6 KULÜP iÇiN TEHLiKE VAR
O nedenle ‘sapma’ aralığı yüzde 30’dan 40’a çıkartılıyor. Peki vergi affı geldiğinde veya yayın geliri 160 milyon dolardan 400’lere çıktığında, o yüzde 30, yüzde 20’lere çekiliyor mu? Yoook! Amcaların alacak-verecek tablolarında bu nedenle ekstra sapmalara neden olmuşmuş. Olmuşsa olmuş, UEFA dinler mi bunu?
Dinlemez. Dinlemedi de. Siz de dinlemesenize... Güya o talimatın altına yaptırımları sıralamıştık. Puan ve puanlar silecektik. Olmadı. Küme düşürecektik. Nerdeeee... Ama alışmışsınız, ekmek ‘devletten’, su ‘TFF’den’ vaziyete. İflah olmayız, boşuna debelenmeyin beyler!
‘MiSLERA’
MAÇIN adamı: Muslera... Son yıllarda sıkça gördüğümüz bir yaklaşım.
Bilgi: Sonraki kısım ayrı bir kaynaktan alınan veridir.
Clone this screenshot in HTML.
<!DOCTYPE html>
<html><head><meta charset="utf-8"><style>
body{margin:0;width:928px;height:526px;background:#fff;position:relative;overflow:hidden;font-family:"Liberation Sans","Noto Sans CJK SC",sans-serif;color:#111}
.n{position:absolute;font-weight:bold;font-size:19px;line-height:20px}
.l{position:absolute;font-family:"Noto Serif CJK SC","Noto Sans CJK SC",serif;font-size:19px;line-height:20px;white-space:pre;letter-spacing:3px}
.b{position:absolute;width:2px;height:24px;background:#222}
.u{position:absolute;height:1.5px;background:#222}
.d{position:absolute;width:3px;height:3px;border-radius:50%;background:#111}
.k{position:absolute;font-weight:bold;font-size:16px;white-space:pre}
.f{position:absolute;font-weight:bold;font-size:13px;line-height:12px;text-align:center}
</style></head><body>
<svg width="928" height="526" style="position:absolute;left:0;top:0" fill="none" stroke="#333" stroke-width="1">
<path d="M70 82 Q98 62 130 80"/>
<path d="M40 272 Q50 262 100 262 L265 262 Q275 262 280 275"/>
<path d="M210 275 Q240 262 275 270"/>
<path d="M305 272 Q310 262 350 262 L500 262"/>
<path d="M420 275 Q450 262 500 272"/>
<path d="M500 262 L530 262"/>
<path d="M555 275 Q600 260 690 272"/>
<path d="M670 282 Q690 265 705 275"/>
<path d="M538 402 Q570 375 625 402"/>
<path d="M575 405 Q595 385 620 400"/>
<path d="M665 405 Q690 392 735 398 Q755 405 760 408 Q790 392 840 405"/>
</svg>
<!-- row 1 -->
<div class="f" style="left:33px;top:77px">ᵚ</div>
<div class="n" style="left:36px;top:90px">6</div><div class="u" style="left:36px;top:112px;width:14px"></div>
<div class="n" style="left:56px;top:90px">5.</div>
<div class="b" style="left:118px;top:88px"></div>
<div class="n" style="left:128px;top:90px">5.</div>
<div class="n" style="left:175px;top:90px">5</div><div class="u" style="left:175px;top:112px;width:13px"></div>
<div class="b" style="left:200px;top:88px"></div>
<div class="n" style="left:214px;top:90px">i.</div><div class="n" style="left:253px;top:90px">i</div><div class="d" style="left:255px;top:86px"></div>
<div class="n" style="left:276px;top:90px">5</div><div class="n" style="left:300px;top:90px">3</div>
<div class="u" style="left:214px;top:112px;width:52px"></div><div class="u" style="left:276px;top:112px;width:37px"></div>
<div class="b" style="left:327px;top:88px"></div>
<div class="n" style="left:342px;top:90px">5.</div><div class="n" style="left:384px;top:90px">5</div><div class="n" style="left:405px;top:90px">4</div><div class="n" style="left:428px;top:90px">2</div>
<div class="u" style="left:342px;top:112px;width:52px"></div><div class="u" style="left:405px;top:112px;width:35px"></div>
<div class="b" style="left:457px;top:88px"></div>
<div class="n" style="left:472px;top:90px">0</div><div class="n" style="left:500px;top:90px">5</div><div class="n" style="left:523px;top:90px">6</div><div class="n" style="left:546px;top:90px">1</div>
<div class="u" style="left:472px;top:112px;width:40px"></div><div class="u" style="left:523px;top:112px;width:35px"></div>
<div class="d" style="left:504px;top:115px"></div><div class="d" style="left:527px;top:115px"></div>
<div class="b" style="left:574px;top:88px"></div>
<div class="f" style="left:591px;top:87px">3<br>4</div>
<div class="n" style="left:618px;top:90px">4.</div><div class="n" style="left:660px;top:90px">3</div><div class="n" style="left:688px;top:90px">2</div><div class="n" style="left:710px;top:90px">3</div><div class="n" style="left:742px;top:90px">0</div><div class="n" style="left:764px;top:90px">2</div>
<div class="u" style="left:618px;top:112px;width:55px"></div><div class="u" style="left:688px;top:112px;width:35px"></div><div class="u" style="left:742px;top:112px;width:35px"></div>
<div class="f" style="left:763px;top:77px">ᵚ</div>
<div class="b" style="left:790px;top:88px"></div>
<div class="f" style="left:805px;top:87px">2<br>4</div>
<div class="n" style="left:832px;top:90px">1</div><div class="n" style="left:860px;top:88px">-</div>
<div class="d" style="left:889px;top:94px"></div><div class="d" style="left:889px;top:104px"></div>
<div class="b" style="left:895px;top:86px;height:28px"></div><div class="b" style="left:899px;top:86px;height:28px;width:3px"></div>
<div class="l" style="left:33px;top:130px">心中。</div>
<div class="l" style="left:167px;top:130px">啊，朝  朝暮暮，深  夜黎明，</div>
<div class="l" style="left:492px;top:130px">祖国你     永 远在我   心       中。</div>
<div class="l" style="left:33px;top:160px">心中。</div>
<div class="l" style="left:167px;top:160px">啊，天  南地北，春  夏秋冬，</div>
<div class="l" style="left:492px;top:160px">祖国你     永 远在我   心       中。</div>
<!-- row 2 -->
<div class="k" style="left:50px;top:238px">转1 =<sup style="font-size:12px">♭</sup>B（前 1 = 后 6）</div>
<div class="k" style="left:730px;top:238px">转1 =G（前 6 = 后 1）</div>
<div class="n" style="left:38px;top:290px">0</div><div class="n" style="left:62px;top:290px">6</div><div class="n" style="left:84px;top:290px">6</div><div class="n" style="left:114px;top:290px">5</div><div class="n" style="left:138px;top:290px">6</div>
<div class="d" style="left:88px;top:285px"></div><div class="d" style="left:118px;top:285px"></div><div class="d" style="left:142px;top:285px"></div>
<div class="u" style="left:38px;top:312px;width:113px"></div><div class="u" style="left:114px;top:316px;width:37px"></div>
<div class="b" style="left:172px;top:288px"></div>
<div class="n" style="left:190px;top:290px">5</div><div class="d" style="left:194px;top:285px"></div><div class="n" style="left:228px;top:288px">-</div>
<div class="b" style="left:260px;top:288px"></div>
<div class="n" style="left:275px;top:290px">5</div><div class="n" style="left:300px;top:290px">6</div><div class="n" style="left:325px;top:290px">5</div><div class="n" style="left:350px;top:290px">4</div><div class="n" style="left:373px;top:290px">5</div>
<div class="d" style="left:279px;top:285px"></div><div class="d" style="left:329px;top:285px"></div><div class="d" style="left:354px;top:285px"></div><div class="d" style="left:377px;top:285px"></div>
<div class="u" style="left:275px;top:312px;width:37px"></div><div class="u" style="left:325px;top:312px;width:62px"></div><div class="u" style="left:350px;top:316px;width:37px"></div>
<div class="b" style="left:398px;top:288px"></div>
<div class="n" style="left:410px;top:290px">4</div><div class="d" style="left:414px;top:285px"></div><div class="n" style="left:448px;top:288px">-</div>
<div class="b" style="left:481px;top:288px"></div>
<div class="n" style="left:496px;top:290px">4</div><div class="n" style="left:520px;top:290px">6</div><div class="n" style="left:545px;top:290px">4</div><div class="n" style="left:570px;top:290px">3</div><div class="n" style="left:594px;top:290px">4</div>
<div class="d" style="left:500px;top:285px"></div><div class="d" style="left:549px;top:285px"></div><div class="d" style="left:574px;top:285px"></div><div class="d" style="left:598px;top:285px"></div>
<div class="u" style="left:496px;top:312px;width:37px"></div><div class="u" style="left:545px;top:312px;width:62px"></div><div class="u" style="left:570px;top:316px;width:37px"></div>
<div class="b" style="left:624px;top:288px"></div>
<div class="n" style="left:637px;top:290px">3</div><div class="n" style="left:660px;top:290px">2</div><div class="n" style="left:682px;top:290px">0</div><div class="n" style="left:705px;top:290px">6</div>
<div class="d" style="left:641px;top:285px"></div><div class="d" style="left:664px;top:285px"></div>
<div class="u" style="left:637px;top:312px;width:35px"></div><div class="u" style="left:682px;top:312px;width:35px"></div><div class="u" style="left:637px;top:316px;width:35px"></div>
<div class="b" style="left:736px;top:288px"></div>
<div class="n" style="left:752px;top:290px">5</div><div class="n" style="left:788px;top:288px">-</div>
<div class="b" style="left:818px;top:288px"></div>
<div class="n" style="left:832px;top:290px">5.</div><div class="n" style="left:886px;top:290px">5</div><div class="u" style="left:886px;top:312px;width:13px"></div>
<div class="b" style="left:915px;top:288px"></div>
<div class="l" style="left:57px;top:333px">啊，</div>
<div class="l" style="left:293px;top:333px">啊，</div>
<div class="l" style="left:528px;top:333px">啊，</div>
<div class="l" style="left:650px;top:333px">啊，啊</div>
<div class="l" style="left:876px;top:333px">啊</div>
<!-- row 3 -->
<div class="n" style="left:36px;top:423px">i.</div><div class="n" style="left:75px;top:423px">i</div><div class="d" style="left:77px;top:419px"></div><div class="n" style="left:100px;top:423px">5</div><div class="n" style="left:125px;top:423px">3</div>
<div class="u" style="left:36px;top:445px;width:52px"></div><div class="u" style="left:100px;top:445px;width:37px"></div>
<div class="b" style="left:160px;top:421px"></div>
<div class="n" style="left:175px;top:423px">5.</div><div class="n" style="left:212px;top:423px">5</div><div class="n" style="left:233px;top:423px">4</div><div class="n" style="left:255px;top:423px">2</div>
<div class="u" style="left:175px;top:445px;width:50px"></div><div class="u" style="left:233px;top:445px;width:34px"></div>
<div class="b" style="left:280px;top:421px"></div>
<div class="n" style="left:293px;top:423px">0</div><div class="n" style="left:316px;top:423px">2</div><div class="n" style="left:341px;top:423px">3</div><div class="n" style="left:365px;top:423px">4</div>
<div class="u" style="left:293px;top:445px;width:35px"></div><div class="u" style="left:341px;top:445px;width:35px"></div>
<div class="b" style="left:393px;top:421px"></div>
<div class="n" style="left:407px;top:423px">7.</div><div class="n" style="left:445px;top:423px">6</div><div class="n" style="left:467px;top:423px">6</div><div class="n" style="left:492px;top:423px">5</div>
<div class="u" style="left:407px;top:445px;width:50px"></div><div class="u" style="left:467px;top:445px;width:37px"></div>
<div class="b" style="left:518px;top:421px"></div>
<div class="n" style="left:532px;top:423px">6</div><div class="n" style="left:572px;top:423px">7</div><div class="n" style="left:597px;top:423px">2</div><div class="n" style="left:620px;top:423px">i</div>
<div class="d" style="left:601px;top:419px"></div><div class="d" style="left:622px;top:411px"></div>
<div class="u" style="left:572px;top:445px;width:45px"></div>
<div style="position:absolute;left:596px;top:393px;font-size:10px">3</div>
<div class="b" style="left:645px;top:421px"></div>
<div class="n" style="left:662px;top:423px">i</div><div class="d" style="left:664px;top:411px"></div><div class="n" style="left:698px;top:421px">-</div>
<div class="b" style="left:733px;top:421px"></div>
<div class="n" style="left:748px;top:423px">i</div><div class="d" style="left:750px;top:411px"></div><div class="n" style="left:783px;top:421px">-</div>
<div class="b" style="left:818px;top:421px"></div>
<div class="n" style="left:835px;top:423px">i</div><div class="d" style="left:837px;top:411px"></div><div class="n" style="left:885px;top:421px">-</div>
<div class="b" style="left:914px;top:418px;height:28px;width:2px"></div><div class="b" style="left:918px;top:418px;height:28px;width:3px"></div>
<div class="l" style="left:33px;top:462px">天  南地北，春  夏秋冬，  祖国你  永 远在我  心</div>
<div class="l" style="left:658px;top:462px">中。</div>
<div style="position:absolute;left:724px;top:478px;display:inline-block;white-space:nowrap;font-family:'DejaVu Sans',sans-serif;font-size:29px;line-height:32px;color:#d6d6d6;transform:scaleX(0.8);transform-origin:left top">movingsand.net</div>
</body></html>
Ama ben onun futbolculuk kalitesinden, becerisinden çok profesyonelliğine, mütevazılığına bayılıyorum. En azından kahraman olarak çıktığı maçtan bir gün sonra ‘görücüleri’ ortaya çıkmıyor! Ne onun ne de menajerinin karakteri buna müsait değil. Gerçek bir profesyonel. Bilmiyorum Deniz Hocamın (Çoban) ayda bir yaptığı VAR’lı ve VAR’sız puan durumları gibi birileri de yarın Muslera’sız puan durumları yapar mı? Ezcümle, Fenerbahçe için Alex neyse Galatasaray için de Muslera o. O da bir gün Galatasaray’dan göçüp gidecek ve inanıyorum ki o da bu camiada Hagi gibi iz bırakacak. Belki esami listesinde Muslera yazıyor olabilir ama bir futbolsever olarak ona ‘Mislera’ gibi bakıyorum...
FENERBAHÇE YARIŞTA DAHA ŞANSLI, ÇÜNKÜ...
BU yıl Anadolu takımlarının da olaya ortak olmasıyla zirve yarışı çetin geçeceğe benziyor. Sivas’ı, Alanya’sı, Malatya’sı çok can yakacak gibi duruyor. Öte taraftan Fenerbahçe, Trabzonspor ve Beşiktaş bu işin favori adayları. Arada pek de bir kalite farkı görünmüyor. Benim favorilerim ise Fenerbahçe ve Trabzonspor. Nedeni de kadro iskeletlerinin ‘yerliler’ üzerine inşa edilmesi. Geçen hafta 18 takımın sahaya sürdüğü oyunculara baktım, tüm takımlar içinde 6’sı 11’de olmak üzere sahaya 8 yerli futbolcu süren tek takım F.Bahçe. İkinci sırada Antalya maçında forma giyen 14 futbolcudan 7’si Türk olan Trabzon var. G.Saray’da bu rakam 14’te 3, Beşiktaş’ta 14’te 5. Süper Lig’de bu hafta 18 takımdan sadece üçü ilk 11’inde 6 yerli futbolcuyla çıkmış. G.Saray ve Alanya’da ise bu rakam sadece 2...
OLMADI MHK!
BELKİ değildir diyordum ama sonunda ‘resmen’ duyurdular. Arda Kardeşler kardeşimiz FIFA kokartı takacak. Genç, yakışıklı, fiziği iyi umut vaat ediyor ama FIFA onun için erken. FIFA olayı çıktı çıkalı arkadaşın vukuatsız maçı neredeyse yok. Her şey ortada...
İnşallah yanılırım ama ikinci bir Deniz Ateş Bitnel vakası yaşayabiliriz. Onlara taşıyamayacağı bir yük verirsek... Bu çocuğa da yazık, Türkiye’ye de. 2-3 aydır camia içinde (aktif tecrübeli hakemler dâhil) nabız yokluyorum; onların favorisi Abdülkadir Bitigen. Hatta ikinci sırada Zorbay küçük var. Arda konusunda soru işaretleri mevcut.
Gerçekten şöyle dönüp Abdülkadir Bitigen’in maçlarına bakıyorum, maşallah çocuğa. İkinci Cüneyt Çakır’ımız olma yolunda ilerliyor.